__Requirement__: Leave the pictures out, and retype all of the material exactly as written.

__Information supplied__:
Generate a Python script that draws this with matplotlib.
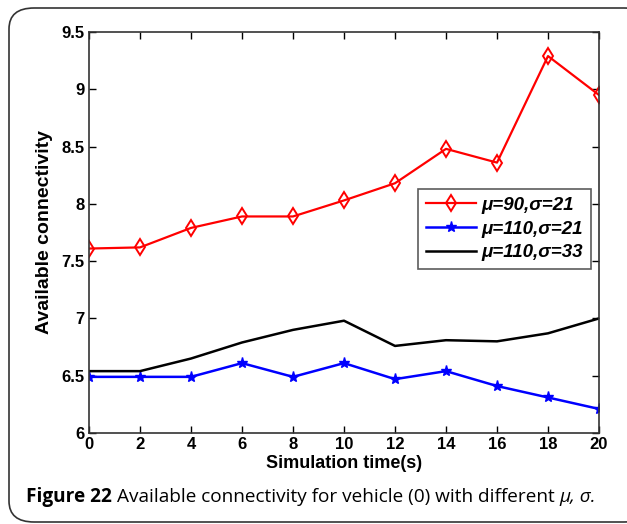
import matplotlib
matplotlib.use('Agg')
from matplotlib import pyplot as plt
from matplotlib.patches import FancyBboxPatch

# data
times = [0, 2, 4, 6, 8, 10, 12, 14, 16, 18, 20]
conn_90_21 = [7.61, 7.62, 7.79, 7.89, 7.89, 8.03, 8.18, 8.48, 8.36, 9.29, 8.95]
conn_110_21 = [6.49, 6.49, 6.49, 6.61, 6.49, 6.61, 6.47, 6.54, 6.41, 6.31, 6.21]
conn_110_33 = [6.54, 6.54, 6.65, 6.79, 6.90, 6.98, 6.76, 6.81, 6.80, 6.87, 7.00]

labels = ['μ=90,σ=21', 'μ=110,σ=21', 'μ=110,σ=33']
yticks = [6, 6.5, 7, 7.5, 8, 8.5, 9, 9.5]
ytick_labels = ['6', '6.5', '7', '7.5', '8', '8.5', '9', '9.5']

plt.rcParams['font.family'] = ['Liberation Sans', 'DejaVu Sans']

fig = plt.figure(figsize=(6.27, 5.24), dpi=100)

# rounded frame round the whole figure
frame = FancyBboxPatch((9 / 627, 2 / 524), 640 / 627, 514 / 524,
                       boxstyle='round,pad=0,rounding_size=0.04',
                       transform=fig.transFigure, facecolor='white',
                       edgecolor='#333333', linewidth=1.2, zorder=-10)
fig.patches.append(frame)

ax = fig.add_axes([89 / 627, 1 - 433 / 524, 510 / 627, 401 / 524])

ax.plot(times, conn_90_21, color='red', marker='d', markersize=8,
        markerfacecolor='none', markeredgewidth=1.4, linewidth=1.6, label=labels[0])
ax.plot(times, conn_110_21, color='blue', marker='*', markersize=8,
        linewidth=1.8, label=labels[1])
ax.plot(times, conn_110_33, color='black', linewidth=1.8, label=labels[2])

ax.set_xlim(0, 20)
ax.set_ylim(6, 9.5)
ax.set_xticks(times)
ax.set_yticks(yticks)
ax.set_yticklabels(ytick_labels)
ax.tick_params(direction='in', top=True, right=True, length=5, width=1,
               labelsize=12, pad=3)
for lab in ax.get_xticklabels() + ax.get_yticklabels():
    lab.set_fontweight('bold')
for sp in ax.spines.values():
    sp.set_linewidth(1.2)
    sp.set_color('#333333')

ax.set_xlabel('Simulation time(s)', fontsize=13, fontweight='bold', labelpad=2)
ax.set_ylabel('Available connectivity', fontsize=14, fontweight='bold', labelpad=6)

leg = ax.legend(loc='upper right', bbox_to_anchor=(0.984, 0.608),
                borderaxespad=0,
                prop={'size': 13.5, 'style': 'italic', 'weight': 'bold'},
                frameon=True, fancybox=False, edgecolor='#333333',
                handlelength=2.7, borderpad=0.4, labelspacing=0.35,
                handletextpad=0.3)
leg.get_frame().set_linewidth(1.2)

# caption: bold lead-in, then regular text
cap_font = ['Open Sans', 'DejaVu Sans']
cap_y = 1 - 497 / 524
t1 = fig.text(26 / 627, cap_y, 'Figure 22 ', fontsize=13.7, fontweight='bold',
              family=cap_font, va='center', ha='left')
fig.canvas.draw()
x1 = fig.transFigure.inverted().transform(t1.get_window_extent().get_points())[1, 0]
t2 = fig.text(x1, cap_y, 'Available connectivity for vehicle (0) with different ',
              fontsize=13.7, family=cap_font, va='center', ha='left')
fig.canvas.draw()
x2 = fig.transFigure.inverted().transform(t2.get_window_extent().get_points())[1, 0]
fig.text(x2, cap_y, 'μ, σ.', fontsize=13.7, family=cap_font, style='italic',
         va='center', ha='left')

fig.savefig('out.png', dpi=100)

__Written response__:
Generate a Python script that draws this with matplotlib.
import matplotlib
matplotlib.use('Agg')
from matplotlib import pyplot as plt
from matplotlib.patches import FancyBboxPatch

# data
times = [0, 2, 4, 6, 8, 10, 12, 14, 16, 18, 20]
conn_90_21 = [7.61, 7.62, 7.79, 7.89, 7.89, 8.03, 8.18, 8.48, 8.36, 9.29, 8.95]
conn_110_21 = [6.49, 6.49, 6.49, 6.61, 6.49, 6.61, 6.47, 6.54, 6.41, 6.31, 6.21]
conn_110_33 = [6.54, 6.54, 6.65, 6.79, 6.90, 6.98, 6.76, 6.81, 6.80, 6.87, 7.00]

labels = ['μ=90,σ=21', 'μ=110,σ=21', 'μ=110,σ=33']
yticks = [6, 6.5, 7, 7.5, 8, 8.5, 9, 9.5]
ytick_labels = ['6', '6.5', '7', '7.5', '8', '8.5', '9', '9.5']

plt.rcParams['font.family'] = ['Liberation Sans', 'DejaVu Sans']

fig = plt.figure(figsize=(6.27, 5.24), dpi=100)

# rounded frame round the whole figure
frame = FancyBboxPatch((9 / 627, 2 / 524), 640 / 627, 514 / 524,
                       boxstyle='round,pad=0,rounding_size=0.04',
                       transform=fig.transFigure, facecolor='white',
                       edgecolor='#333333', linewidth=1.2, zorder=-10)
fig.patches.append(frame)

ax = fig.add_axes([89 / 627, 1 - 433 / 524, 510 / 627, 401 / 524])

ax.plot(times, conn_90_21, color='red', marker='d', markersize=8,
        markerfacecolor='none', markeredgewidth=1.4, linewidth=1.6, label=labels[0])
ax.plot(times, conn_110_21, color='blue', marker='*', markersize=8,
        linewidth=1.8, label=labels[1])
ax.plot(times, conn_110_33, color='black', linewidth=1.8, label=labels[2])

ax.set_xlim(0, 20)
ax.set_ylim(6, 9.5)
ax.set_xticks(times)
ax.set_yticks(yticks)
ax.set_yticklabels(ytick_labels)
ax.tick_params(direction='in', top=True, right=True, length=5, width=1,
               labelsize=12, pad=3)
for lab in ax.get_xticklabels() + ax.get_yticklabels():
    lab.set_fontweight('bold')
for sp in ax.spines.values():
    sp.set_linewidth(1.2)
    sp.set_color('#333333')

ax.set_xlabel('Simulation time(s)', fontsize=13, fontweight='bold', labelpad=2)
ax.set_ylabel('Available connectivity', fontsize=14, fontweight='bold', labelpad=6)

leg = ax.legend(loc='upper right', bbox_to_anchor=(0.984, 0.608),
                borderaxespad=0,
                prop={'size': 13.5, 'style': 'italic', 'weight': 'bold'},
                frameon=True, fancybox=False, edgecolor='#333333',
                handlelength=2.7, borderpad=0.4, labelspacing=0.35,
                handletextpad=0.3)
leg.get_frame().set_linewidth(1.2)

# caption: bold lead-in, then regular text
cap_font = ['Open Sans', 'DejaVu Sans']
cap_y = 1 - 497 / 524
t1 = fig.text(26 / 627, cap_y, 'Figure 22 ', fontsize=13.7, fontweight='bold',
              family=cap_font, va='center', ha='left')
fig.canvas.draw()
x1 = fig.transFigure.inverted().transform(t1.get_window_extent().get_points())[1, 0]
t2 = fig.text(x1, cap_y, 'Available connectivity for vehicle (0) with different ',
              fontsize=13.7, family=cap_font, va='center', ha='left')
fig.canvas.draw()
x2 = fig.transFigure.inverted().transform(t2.get_window_extent().get_points())[1, 0]
fig.text(x2, cap_y, 'μ, σ.', fontsize=13.7, family=cap_font, style='italic',
         va='center', ha='left')

fig.savefig('out.png', dpi=100)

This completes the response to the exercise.